Extract, from the listing that follows, each line containing the word "matplotlib".
══════════
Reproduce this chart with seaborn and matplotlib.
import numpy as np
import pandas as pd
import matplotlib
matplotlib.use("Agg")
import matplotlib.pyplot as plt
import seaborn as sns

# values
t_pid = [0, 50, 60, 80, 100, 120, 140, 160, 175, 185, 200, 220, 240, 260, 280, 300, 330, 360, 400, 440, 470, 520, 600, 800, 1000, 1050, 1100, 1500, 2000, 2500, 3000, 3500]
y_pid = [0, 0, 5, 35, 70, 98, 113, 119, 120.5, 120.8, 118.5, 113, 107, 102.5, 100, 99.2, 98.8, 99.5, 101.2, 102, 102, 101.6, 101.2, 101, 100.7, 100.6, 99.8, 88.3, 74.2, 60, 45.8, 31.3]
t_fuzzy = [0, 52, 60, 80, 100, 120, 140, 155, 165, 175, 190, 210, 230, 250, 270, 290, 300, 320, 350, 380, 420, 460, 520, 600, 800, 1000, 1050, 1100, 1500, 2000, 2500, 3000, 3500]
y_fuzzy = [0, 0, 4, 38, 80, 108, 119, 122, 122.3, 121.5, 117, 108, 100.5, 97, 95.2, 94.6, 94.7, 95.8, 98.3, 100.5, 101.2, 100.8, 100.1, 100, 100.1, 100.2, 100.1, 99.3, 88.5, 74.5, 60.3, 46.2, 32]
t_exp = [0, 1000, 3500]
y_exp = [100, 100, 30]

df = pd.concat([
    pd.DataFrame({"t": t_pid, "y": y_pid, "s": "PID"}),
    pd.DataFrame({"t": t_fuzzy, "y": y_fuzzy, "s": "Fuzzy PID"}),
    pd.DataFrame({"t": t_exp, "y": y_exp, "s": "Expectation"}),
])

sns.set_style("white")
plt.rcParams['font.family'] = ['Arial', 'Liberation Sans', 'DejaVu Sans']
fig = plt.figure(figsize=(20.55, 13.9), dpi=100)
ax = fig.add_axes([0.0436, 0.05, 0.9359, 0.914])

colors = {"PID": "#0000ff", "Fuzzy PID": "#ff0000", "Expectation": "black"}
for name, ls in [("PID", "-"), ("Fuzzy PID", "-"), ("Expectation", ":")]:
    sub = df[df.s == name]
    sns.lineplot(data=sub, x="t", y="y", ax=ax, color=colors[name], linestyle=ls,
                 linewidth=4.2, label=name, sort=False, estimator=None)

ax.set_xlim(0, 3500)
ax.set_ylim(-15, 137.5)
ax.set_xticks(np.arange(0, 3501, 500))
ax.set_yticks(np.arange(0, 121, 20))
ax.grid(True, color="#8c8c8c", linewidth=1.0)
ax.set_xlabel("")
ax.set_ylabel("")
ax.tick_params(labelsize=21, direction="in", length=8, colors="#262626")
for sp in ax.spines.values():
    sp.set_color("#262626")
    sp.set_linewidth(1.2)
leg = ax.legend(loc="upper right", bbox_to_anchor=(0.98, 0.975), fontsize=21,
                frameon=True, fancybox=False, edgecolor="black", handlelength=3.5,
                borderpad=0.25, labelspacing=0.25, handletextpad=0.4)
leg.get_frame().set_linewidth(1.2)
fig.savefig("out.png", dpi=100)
══════════
Answer to the problem
Reproduce this chart with seaborn and matplotlib.
import matplotlib
matplotlib.use("Agg")
import matplotlib.pyplot as plt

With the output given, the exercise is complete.